Data and Computing
Astrophysics research relies on large amounts of data collected by detectors located far from where scientists, usually in international collaborations, work. Computing challenges for these detectors, such as IceCube or HAWC, include not only building huge facilities to store and provide access to data but also developing services that allow hundreds of scientists located all over the world to analyze the data quickly and efficiently.

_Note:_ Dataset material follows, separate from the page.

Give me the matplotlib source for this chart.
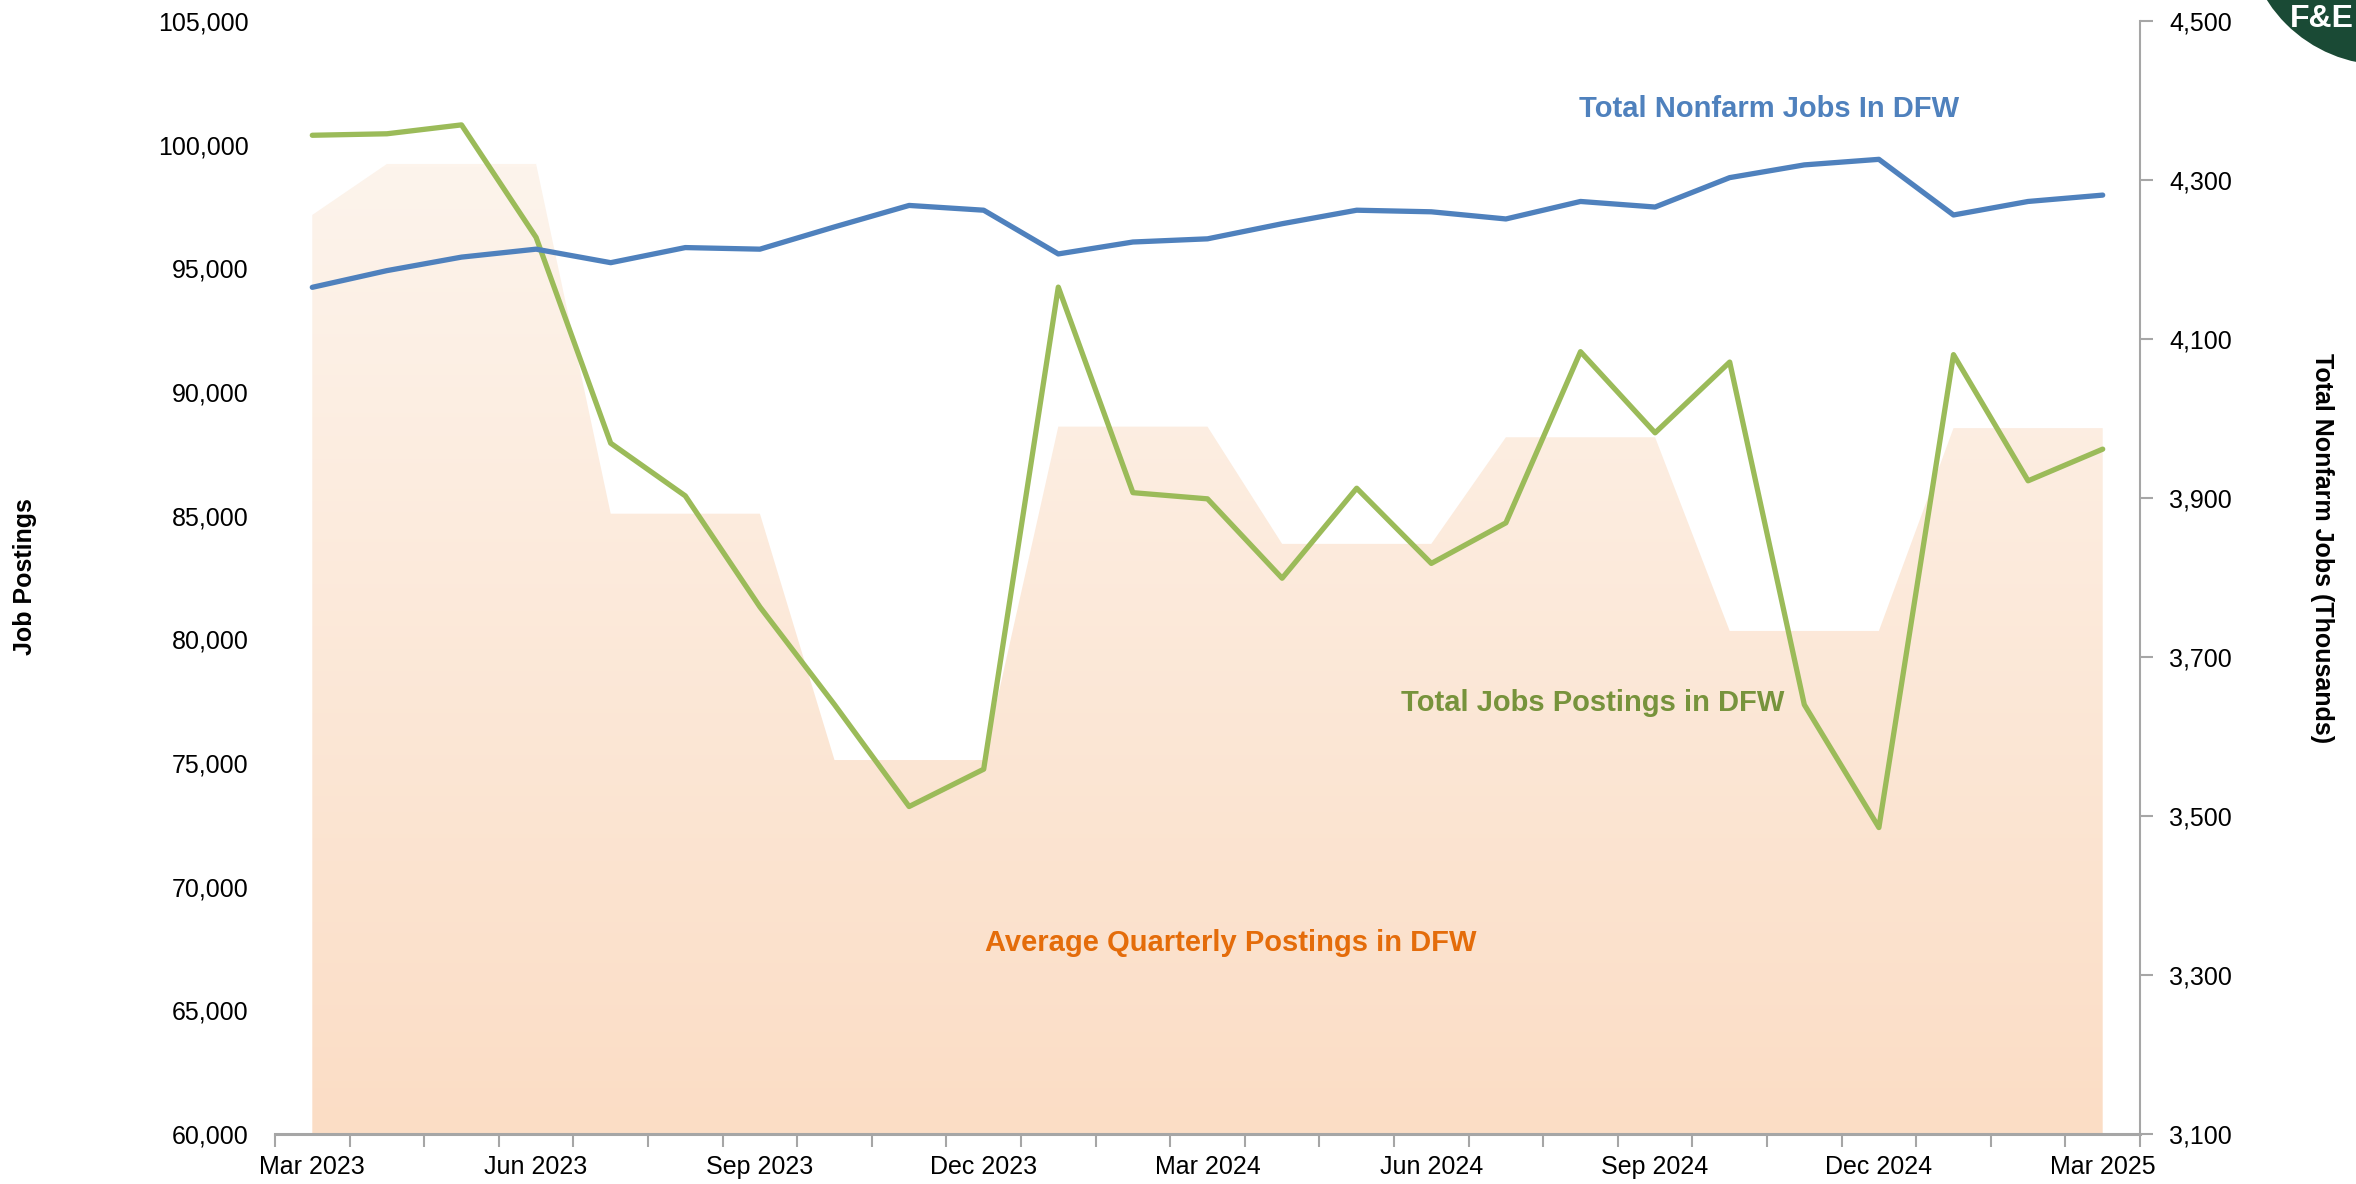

At WIPAC, a team of IT specialists works in collaboration with local researchers as well as international collaborators to design and operate a computing infrastructure and develop the associated services to produce science results. After data is collected at the South Pole, our team is in charge of data filtering, storage, and transfer to the UW–Madison data center via satellite. Once at UW–Madison, the main computing services are those of data processing, simulation, and data access. We are also working to fully integrate our computing infrastructure into the Open Science Grid (OSG), contributing to the largest distributed high-throughput computing infrastructure for research in the US. We can leverage these types of shared resources to get the flexibility required to respond to peak research demands.
We manage facilities at WIPAC’s headquarters along with two other locations on the UW–Madison campus and the South Pole data center, where raw data from IceCube, ARA, and DM-Ice are collected and sent north for processing and archiving. The core services that provide these capabilities at WIPAC are a data processing and simulation cluster, with 4000 CPU cores and 350 GPUs, and four petabytes of disk storage in high-performance file systems.

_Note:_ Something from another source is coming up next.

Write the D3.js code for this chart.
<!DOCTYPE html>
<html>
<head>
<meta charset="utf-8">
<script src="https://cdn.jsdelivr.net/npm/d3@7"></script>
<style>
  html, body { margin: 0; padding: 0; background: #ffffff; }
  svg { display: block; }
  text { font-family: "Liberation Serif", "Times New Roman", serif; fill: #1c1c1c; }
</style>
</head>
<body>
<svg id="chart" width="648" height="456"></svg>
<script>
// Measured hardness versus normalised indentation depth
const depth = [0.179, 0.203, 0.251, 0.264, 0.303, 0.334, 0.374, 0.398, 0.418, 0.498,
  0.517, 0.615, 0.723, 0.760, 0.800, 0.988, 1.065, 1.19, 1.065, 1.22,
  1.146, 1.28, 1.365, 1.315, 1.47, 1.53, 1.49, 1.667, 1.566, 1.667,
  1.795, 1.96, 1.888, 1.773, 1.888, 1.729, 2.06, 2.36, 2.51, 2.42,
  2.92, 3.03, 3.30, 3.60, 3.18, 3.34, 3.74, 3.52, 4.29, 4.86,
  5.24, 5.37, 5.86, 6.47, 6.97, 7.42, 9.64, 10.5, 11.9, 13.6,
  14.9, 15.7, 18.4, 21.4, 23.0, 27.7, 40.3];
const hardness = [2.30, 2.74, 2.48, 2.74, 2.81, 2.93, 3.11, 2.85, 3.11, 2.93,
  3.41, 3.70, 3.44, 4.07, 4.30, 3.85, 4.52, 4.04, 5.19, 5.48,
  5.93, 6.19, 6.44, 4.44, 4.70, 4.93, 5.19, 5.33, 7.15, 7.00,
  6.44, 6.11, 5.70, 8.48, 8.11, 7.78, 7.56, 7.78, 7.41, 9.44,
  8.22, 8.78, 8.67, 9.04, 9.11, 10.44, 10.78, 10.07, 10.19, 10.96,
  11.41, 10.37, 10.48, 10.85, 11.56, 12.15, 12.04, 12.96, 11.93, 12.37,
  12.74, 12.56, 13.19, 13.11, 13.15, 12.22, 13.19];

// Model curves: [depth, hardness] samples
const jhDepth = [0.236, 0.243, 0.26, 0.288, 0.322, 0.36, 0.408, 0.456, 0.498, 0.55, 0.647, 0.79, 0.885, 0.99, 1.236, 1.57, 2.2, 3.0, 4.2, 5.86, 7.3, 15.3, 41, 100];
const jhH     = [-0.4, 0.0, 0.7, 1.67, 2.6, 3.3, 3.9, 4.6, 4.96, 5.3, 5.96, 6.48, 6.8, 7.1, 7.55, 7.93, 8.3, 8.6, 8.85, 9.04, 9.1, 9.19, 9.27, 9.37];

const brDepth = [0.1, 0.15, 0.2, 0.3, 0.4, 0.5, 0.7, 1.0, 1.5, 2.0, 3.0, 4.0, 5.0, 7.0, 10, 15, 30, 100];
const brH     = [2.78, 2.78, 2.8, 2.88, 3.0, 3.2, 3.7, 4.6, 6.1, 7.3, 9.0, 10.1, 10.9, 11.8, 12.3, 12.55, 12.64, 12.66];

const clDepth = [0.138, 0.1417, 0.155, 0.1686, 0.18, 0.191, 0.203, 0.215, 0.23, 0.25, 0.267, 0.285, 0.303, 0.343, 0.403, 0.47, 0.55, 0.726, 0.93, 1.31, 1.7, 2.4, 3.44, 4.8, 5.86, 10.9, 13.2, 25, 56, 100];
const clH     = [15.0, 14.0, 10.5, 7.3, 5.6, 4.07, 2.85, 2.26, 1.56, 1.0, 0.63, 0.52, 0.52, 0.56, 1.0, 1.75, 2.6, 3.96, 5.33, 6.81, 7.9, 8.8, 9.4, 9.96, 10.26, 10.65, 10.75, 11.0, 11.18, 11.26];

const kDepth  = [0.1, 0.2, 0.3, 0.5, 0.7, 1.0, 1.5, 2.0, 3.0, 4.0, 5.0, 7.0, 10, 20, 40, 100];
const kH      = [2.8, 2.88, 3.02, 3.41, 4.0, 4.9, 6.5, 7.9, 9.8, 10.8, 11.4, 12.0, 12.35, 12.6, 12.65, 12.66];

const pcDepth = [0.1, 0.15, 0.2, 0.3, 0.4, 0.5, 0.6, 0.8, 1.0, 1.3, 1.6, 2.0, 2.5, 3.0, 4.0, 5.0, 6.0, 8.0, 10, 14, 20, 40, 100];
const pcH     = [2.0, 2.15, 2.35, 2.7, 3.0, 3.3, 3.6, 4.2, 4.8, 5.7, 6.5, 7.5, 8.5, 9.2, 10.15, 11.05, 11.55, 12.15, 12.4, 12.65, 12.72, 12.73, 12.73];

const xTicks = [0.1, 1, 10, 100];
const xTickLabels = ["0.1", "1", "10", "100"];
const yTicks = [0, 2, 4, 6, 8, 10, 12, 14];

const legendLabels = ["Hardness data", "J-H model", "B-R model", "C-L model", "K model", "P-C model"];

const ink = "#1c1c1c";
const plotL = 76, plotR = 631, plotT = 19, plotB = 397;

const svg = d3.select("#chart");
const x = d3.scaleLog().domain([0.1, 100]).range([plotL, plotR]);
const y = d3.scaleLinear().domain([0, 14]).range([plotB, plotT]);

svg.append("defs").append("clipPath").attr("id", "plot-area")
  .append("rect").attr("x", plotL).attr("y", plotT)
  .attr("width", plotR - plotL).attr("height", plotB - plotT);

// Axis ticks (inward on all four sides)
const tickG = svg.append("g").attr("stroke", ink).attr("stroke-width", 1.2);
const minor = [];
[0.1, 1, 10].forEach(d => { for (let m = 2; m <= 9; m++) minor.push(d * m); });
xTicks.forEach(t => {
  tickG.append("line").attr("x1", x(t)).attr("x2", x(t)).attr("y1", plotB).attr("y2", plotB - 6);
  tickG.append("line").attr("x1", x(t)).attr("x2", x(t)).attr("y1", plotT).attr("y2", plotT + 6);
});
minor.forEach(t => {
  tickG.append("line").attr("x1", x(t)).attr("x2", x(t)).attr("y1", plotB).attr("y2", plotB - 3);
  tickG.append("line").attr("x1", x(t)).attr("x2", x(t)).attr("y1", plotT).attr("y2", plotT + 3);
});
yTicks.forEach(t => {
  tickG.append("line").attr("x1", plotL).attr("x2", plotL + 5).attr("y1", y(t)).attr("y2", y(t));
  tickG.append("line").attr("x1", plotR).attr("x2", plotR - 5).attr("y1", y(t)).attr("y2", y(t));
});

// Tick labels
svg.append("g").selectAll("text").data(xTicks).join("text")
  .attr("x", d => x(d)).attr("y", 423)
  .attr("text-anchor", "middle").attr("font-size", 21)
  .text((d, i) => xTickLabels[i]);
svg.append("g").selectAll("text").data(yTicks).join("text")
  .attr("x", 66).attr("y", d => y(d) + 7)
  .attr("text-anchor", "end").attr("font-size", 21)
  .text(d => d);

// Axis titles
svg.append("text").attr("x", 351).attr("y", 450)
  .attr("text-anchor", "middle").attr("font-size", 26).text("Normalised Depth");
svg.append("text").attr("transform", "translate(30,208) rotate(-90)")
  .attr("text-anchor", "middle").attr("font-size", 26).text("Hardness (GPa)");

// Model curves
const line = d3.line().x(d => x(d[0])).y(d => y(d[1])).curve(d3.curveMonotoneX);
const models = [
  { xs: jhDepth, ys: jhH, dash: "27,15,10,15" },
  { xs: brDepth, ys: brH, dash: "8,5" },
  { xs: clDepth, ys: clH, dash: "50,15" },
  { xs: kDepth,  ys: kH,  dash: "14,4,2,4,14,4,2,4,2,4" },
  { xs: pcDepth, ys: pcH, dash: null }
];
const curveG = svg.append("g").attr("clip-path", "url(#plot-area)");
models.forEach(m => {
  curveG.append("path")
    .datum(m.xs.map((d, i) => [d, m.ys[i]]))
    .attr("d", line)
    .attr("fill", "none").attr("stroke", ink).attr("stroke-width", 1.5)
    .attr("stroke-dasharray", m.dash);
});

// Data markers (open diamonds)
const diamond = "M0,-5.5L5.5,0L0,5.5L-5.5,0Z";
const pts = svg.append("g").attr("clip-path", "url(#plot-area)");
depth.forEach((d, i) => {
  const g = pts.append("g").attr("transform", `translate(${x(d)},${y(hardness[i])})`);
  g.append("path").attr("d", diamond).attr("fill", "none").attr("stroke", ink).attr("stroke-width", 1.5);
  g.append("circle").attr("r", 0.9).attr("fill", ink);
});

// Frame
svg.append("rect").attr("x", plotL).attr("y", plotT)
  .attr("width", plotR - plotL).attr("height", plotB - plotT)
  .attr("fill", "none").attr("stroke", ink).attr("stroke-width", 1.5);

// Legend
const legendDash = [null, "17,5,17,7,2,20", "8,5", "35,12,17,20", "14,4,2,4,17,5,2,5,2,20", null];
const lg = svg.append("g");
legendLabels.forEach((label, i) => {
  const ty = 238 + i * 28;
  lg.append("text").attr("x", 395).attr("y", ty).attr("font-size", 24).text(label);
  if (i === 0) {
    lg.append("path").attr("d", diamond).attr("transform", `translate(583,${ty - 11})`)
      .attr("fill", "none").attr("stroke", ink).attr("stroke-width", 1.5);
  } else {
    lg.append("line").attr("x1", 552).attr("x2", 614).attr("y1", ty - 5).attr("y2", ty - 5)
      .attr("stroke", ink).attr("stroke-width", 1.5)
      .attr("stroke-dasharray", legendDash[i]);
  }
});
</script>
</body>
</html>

The IceCube project generates about 700 terabytes of data every year. This data is processed and filtered so that a reduced set can be kept in the data center disks for analysis. The bulk of the raw data is archived in two off-site collaborating data centers at DESY Zeuthen and at the National Energy Research Scientific Computing Center (NERSC). There, it is preserved for long-term storage and can be retrieved for future re-processing as the need arises.
Our data center at WIPAC hosts the core IT infrastructure servers and about half of the storage servers. A second data center is located at UW–Madison in Chamberlin Hall, home of the Department of Physics. The other half of the storage servers are located there along with 90 percent of the data processing and simulation cluster. Finally, the Wisconsin Institutes for Discovery hosts the remaining GPU nodes in our cluster.
The most critical computing facility is the one at the South Pole, consisting of around 150 servers. One hundred of those are custom-built servers called “DOM hubs,” which directly connect to the detector sensors. There is one DOM hub for each string of detectors in the IceCube/IceTop configuration. The other 50 are commodity servers that host the real-time data acquisition, filtering, archiving, and transfer services.
IceCube data analysis often requires very large amounts of simulated data in order to develop selection techniques or to estimate the impact of experimental effects, such as ice impurities, on the data. We make use of distributed computing resources at several collaborating institutions to reach the vast amount of computing power needed to generate these simulated data sets.
From Data to Science
One terabyte of data is collected from the IceCube, ARA, and DM-Ice detectors daily and is filtered down to about 70 gigabytes, which we call Level 1 data, for satellite transmission to the north. The raw data are copied to disks that are shipped up from the South Pole every year. Once these disks arrive at UW–Madison, they are read back and transferred to a long-term archiving facility at NERSC, and a second copy is transferred to DESY Zeuthen.
At WIPAC, data are further processed offline to produce data samples, called Level 2, which provide the reconstruction of some of the particles recorded by the detectors, e.g., upgoing and downgoing muons in IceCube. Further levels of data filtering are established and implemented by different analysis working groups within the collaboration. Each group has specific requirements for direction and energy reconstruction as they look for specific neutrino and cosmic-ray data.
In addition to processing data from the detector, data simulations are continually produced. These simulations are critical to help scientists understand the physics signatures from outer space recorded in the detector. They include theoretical calculations for generating the input physical events and their propagation through the Earth and in the instrumented volume of the experiment. Simulation data reproduce all the detailed calibrated hardware response as well. Production of simulation data is planned according to the science requirements and the availability of computing infrastructure at WIPAC and throughout its collaborating institutions.
The WIPAC cluster is also the main facility used by IceCube, and WIPAC researchers also use it for data analysis on ARA, HAWC, CTA and DECO. For IceCube, the cluster delivers about 25 million CPU hours and close to 500,000 GPU hours for its analysis jobs every year.
Services Enabling Science
The computing infrastructure supporting WIPAC experiments is a natural extension of detector systems. Servers and networking equipment at the experiment site are an integral part of analyzing and filtering data. The archiving and transferring services are the synapses that link the online data production sensors with the off-line data processing and analysis machinery. Scientific results are the ultimate goal of our research, and a powerful and complex computing infrastructure is essential for turning data into scientific discoveries.